* [Task prompt]: Only the pictures are left out: repeat the rest of the entries exactly.

Collected data entries

· · · · ·

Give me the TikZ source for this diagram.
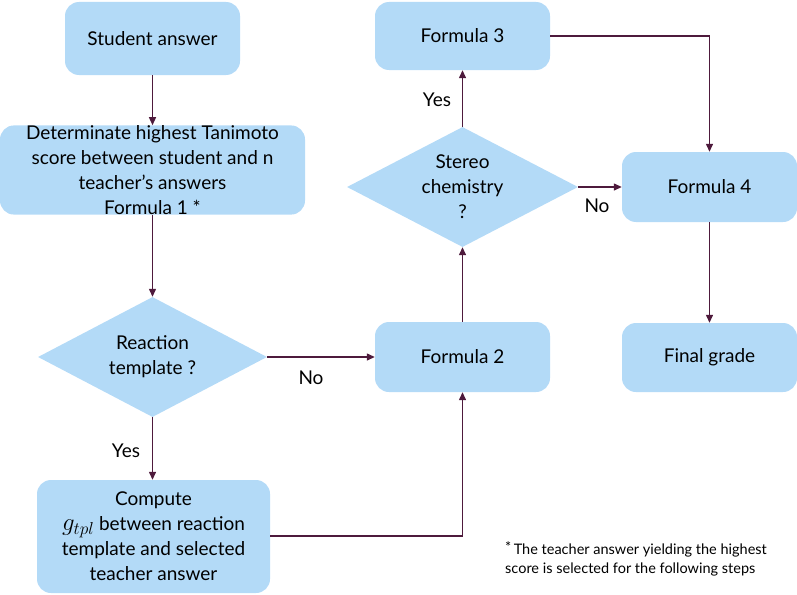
\documentclass[tikz,border=0pt]{standalone}
\usepackage{fontspec}
\setmainfont{Lato}
\usetikzlibrary{shapes.geometric,arrows.meta}
\definecolor{boxblue}{HTML}{B3DAF7}
\definecolor{arrowc}{HTML}{4E1A3C}
\begin{document}
\begin{tikzpicture}[x=1pt,y=-1pt,
  font=\fontsize{19}{25}\selectfont,
  box/.style={draw=none,fill=boxblue,rounded corners=14pt,inner sep=0pt,align=center},
  dia/.style={diamond,draw=none,fill=boxblue,inner sep=0pt},
  txt/.style={align=center,inner sep=0pt},
  arr/.style={draw=arrowc,line width=1.3pt,-{Triangle[length=8pt,width=7pt]}},
  lbl/.style={inner sep=0pt}]
\useasboundingbox (0,0) rectangle (797,594);
% boxes
\node[box,minimum width=175pt,minimum height=73pt] (sa) at (152.5,38.5) {Student answer};
\node[box,minimum width=305pt,minimum height=85pt] (det) at (152.5,170) {Determinate highest Tanimoto\\score between student and n\\teacher’s answers\\Formula 1 *};
\node[dia,minimum width=229pt,minimum height=120pt] (rt) at (152.5,357) {};
\node[txt] (rtt) at (rt) {Reaction\\template ?};
\node[box,minimum width=233pt,minimum height=113pt] (cp) at (153.5,536.5) {Compute\\{\fontsize{24}{25}\selectfont$g_{tpl}$} between reaction\\template and selected\\teacher answer};
\node[box,minimum width=175pt,minimum height=70pt] (f2) at (462.5,357) {Formula 2};
\node[dia,minimum width=231pt,minimum height=120pt] (sc) at (462.5,187) {};
\node[txt] (sct) at (sc) {Stereo\\chemistry\\?};
\node[box,minimum width=175pt,minimum height=68pt] (f3) at (462.5,36) {Formula 3};
\node[box,minimum width=175pt,minimum height=70pt] (f4) at (709.5,187) {Formula 4};
\node[box,minimum width=175pt,minimum height=69pt] (fg) at (709.5,357.5) {Final grade};
% footnote
\node[txt,align=left,anchor=west,font=\fontsize{14.5}{18.5}\selectfont] (fn) at (505,559) {\raisebox{2pt}{*}\,The teacher answer yielding the highest\\score is selected for the following steps};
% connectors
\draw[arr] (sa.south) -- (det.north);
\draw[arr] (det.south) -- (rt.north);
\draw[arr] (rt.south) -- (rt.south |- cp.north);
\draw[arr] (rt.east) -- (f2.west);
\draw[arr] (cp.east |- 0,536) -| (f2.south);
\draw[arr] (f2.north) -- (sc.south);
\draw[arr] (sc.north) -- (f3.south);
\draw[arr] (sc.east) -- (f4.west);
\draw[arr] (f3.east) -| (f4.north);
\draw[arr] (f4.south) -- (fg.north);
% labels
\node[lbl] (y1) at (126,451) {Yes};
\node[lbl] (n1) at (311,378) {No};
\node[lbl] (y2) at (437,100) {Yes};
\node[lbl] (n2) at (597,206) {No};
\end{tikzpicture}
\end{document}
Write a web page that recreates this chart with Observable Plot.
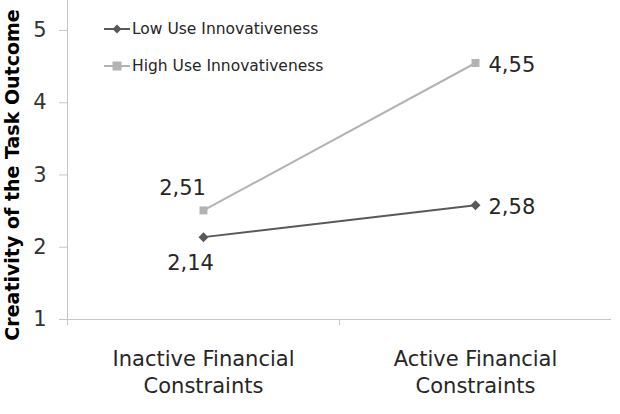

· · · · ·

* [Completed exercise]:
Give me the TikZ source for this diagram.
\documentclass[tikz,border=0pt]{standalone}
\usepackage{fontspec}
\setmainfont{Lato}
\usetikzlibrary{shapes.geometric,arrows.meta}
\definecolor{boxblue}{HTML}{B3DAF7}
\definecolor{arrowc}{HTML}{4E1A3C}
\begin{document}
\begin{tikzpicture}[x=1pt,y=-1pt,
  font=\fontsize{19}{25}\selectfont,
  box/.style={draw=none,fill=boxblue,rounded corners=14pt,inner sep=0pt,align=center},
  dia/.style={diamond,draw=none,fill=boxblue,inner sep=0pt},
  txt/.style={align=center,inner sep=0pt},
  arr/.style={draw=arrowc,line width=1.3pt,-{Triangle[length=8pt,width=7pt]}},
  lbl/.style={inner sep=0pt}]
\useasboundingbox (0,0) rectangle (797,594);
% boxes
\node[box,minimum width=175pt,minimum height=73pt] (sa) at (152.5,38.5) {Student answer};
\node[box,minimum width=305pt,minimum height=85pt] (det) at (152.5,170) {Determinate highest Tanimoto\\score between student and n\\teacher’s answers\\Formula 1 *};
\node[dia,minimum width=229pt,minimum height=120pt] (rt) at (152.5,357) {};
\node[txt] (rtt) at (rt) {Reaction\\template ?};
\node[box,minimum width=233pt,minimum height=113pt] (cp) at (153.5,536.5) {Compute\\{\fontsize{24}{25}\selectfont$g_{tpl}$} between reaction\\template and selected\\teacher answer};
\node[box,minimum width=175pt,minimum height=70pt] (f2) at (462.5,357) {Formula 2};
\node[dia,minimum width=231pt,minimum height=120pt] (sc) at (462.5,187) {};
\node[txt] (sct) at (sc) {Stereo\\chemistry\\?};
\node[box,minimum width=175pt,minimum height=68pt] (f3) at (462.5,36) {Formula 3};
\node[box,minimum width=175pt,minimum height=70pt] (f4) at (709.5,187) {Formula 4};
\node[box,minimum width=175pt,minimum height=69pt] (fg) at (709.5,357.5) {Final grade};
% footnote
\node[txt,align=left,anchor=west,font=\fontsize{14.5}{18.5}\selectfont] (fn) at (505,559) {\raisebox{2pt}{*}\,The teacher answer yielding the highest\\score is selected for the following steps};
% connectors
\draw[arr] (sa.south) -- (det.north);
\draw[arr] (det.south) -- (rt.north);
\draw[arr] (rt.south) -- (rt.south |- cp.north);
\draw[arr] (rt.east) -- (f2.west);
\draw[arr] (cp.east |- 0,536) -| (f2.south);
\draw[arr] (f2.north) -- (sc.south);
\draw[arr] (sc.north) -- (f3.south);
\draw[arr] (sc.east) -- (f4.west);
\draw[arr] (f3.east) -| (f4.north);
\draw[arr] (f4.south) -- (fg.north);
% labels
\node[lbl] (y1) at (126,451) {Yes};
\node[lbl] (n1) at (311,378) {No};
\node[lbl] (y2) at (437,100) {Yes};
\node[lbl] (n2) at (597,206) {No};
\end{tikzpicture}
\end{document}
Write a web page that recreates this chart with Observable Plot.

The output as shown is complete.